Annoncé le 21 septembre 2021 par l’Australie, le Royaume-Uni et les États-Unis, le pacte AUKUS eut pour conséquence l’annulation par Canberra de l’achat de douze sous-marins à propulsion diesel-électrique Shortfin Barracuda [ou Attack] auprès du français Naval Group. Ce qui engendra une brouille diplomatique avec la France.
En effet, le pacte AUKUS vise à doter la marine australienne [Royal Australian Navy, RAN] de huit sous-marins nucléaires d’attaque [SNA], dont trois devant être fournis par les États-Unis [classe Virginia] entre 2032 et 2038. Quant aux cinq autres, il seront construits dans le cadre d’une étroite coopération industrielle avec le Royaume-Uni, dans le cadre du programme SSN-AUKUS. À noter que la dernière Revue stratégique de défense britannique prévoit d’en acquérir douze exemplaires pour remplacer les sept SNA de type Astute de la Royal Navy.

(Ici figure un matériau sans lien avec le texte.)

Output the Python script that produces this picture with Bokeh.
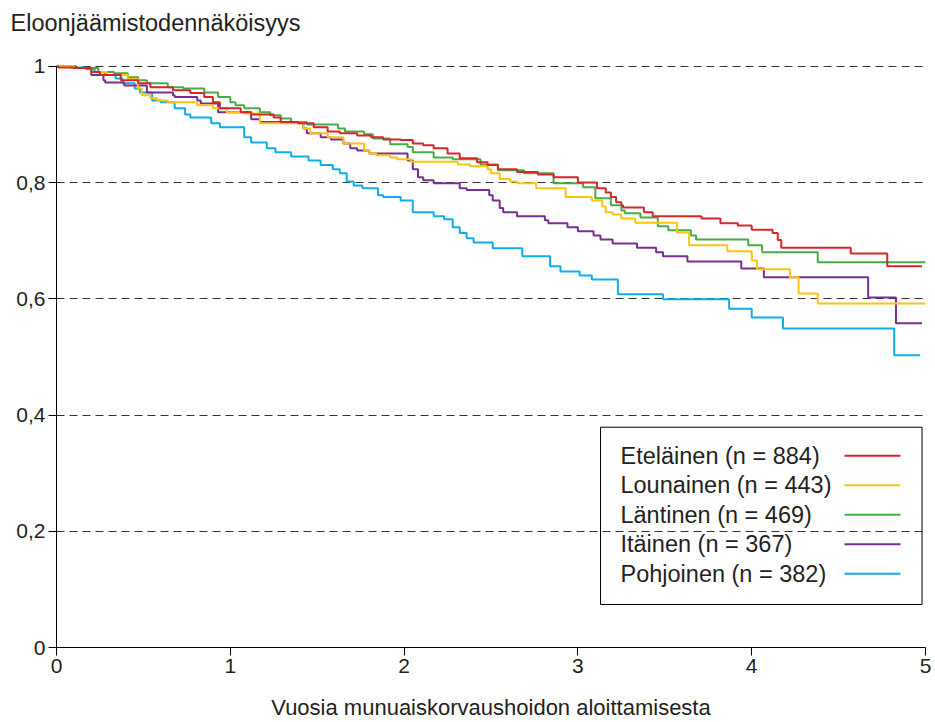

Seulement, il est très vite apparu que ce plan serait difficile à réaliser. Actuellement, en raison de capacités de production sous-dimensionnées, d’un manque de main d’œuvre qualifiée et de difficultés en matière d’approvisionnement, l’industrie navale américaine ne peut en effet fabriquer qu’un seul SNA de type Virginia par an… alors qu’il en faudrait au moins deux pour répondre aux besoins de l’US Navy… ainsi que, désormais, à ceux de la RAN.
Or, ayant brûlé ses vaisseaux en annulant le contrat « Shortfin Barracuda » pour se lancer dans le programme AUKUS, l’Australie peut difficilement revenir en arrière, alors que les six sous-marins de type Collins de la RAN ne pourront guère être prolongés au-delà de 2040. D’où sa décision d’investir 3 milliards de dollars pour soutenir l’industrie navale américaine. Une première tranche, d’un montant de 500 millions, a d’ailleurs été débloquée en février dernier.
Pour autant, cela risque d’être insuffisant. Sous-secrétaire américain à la Défense chargé de la politique, Elbridge Colby a en effet prévenu, lors de son audition de confirmation au Sénat, en mars : même avec la subvention accordée par Canberra, il sera « très compliqué » de livrer les trois SNA promis à la marine australienne.
Le service de recherche du Congrès n’a pas dit autre chose, dans un récent rapport. Et même si les Virginia étaient construits dans les délais, a-t-il souligné, les États-Unis pourraient décider de les livrer à l’US Navy plutôt qu’à la RAN. À moins de les baser en Australie… mais sous un contrôle opérationnel américain.
En effet, dans le cas d’une confrontation avec la Chine, au niveau de la première chaîne d’îles [de Taïwan à Bornéo en passant par le Japon et les Philippines], les SNA de l’US Navy seront au cœur de la stratégie militaire américaine.
C’est dans ce contexte que, le 11 juin, le Pentagone a confirmé une information du Financial Times, selon laquelle il était en train de « réexaminer » le pacte AUKUS et ses implications sur la flotte de SNA de l’US Navy.
« Le département de la Défense examine le pacte AUKUS afin de garantir que cette initiative de l’administration précédente soit bien alignée sur le programme ‘America First’ du président » Trump, a fait savoir un porte-parole du Pentagone, via un communiqué. Sans donner plus de détails, il a souligné qu’il s’agissait de répondre à des préoccupations sur l’état de préparation des forces ainsi que sur les capacités de l’industrie de défense américaine ».
« Cet examen garantira que l’initiative répond aux critères de bon sens d’America First », a insisté le porte-parole. Cela signifie que « le niveau de préparation de nos forces doit être maximal, que nos alliés s’engagent pleinement à contribuer à la défense collective et que l’industrie réponde à nos besoins », a-t-il ajouté.
L’Australie et le Royaume-Uni ont été prévenus de cet examen.
Un porte-parole du ministère australien de la Défense a fait valoir que le pacte AUKUS, qui ne concerne pas seulement les sous-marins mais aussi le partage d’autres technologies [missiles, intelligence artificielle, etc.], doit « permettre de développer les industries de défense américaine et australienne » et de créer des « milliers de nouveaux emplois dans le secteur manufacturier ».
De son côté, un porte-parole du gouvernement britannique a estimé qu’il est « compréhensible qu’une administration nouvellement élue souhaite revoir son approche dans un partenariat de cette ampleur ». Toutefois, a-t-il ajouté, « AUKUS est un partenariat historique de sécurité et de défense entre deux de nos plus proches amis et il est l’un des plus importants sur le plan stratégique depuis des décennies ».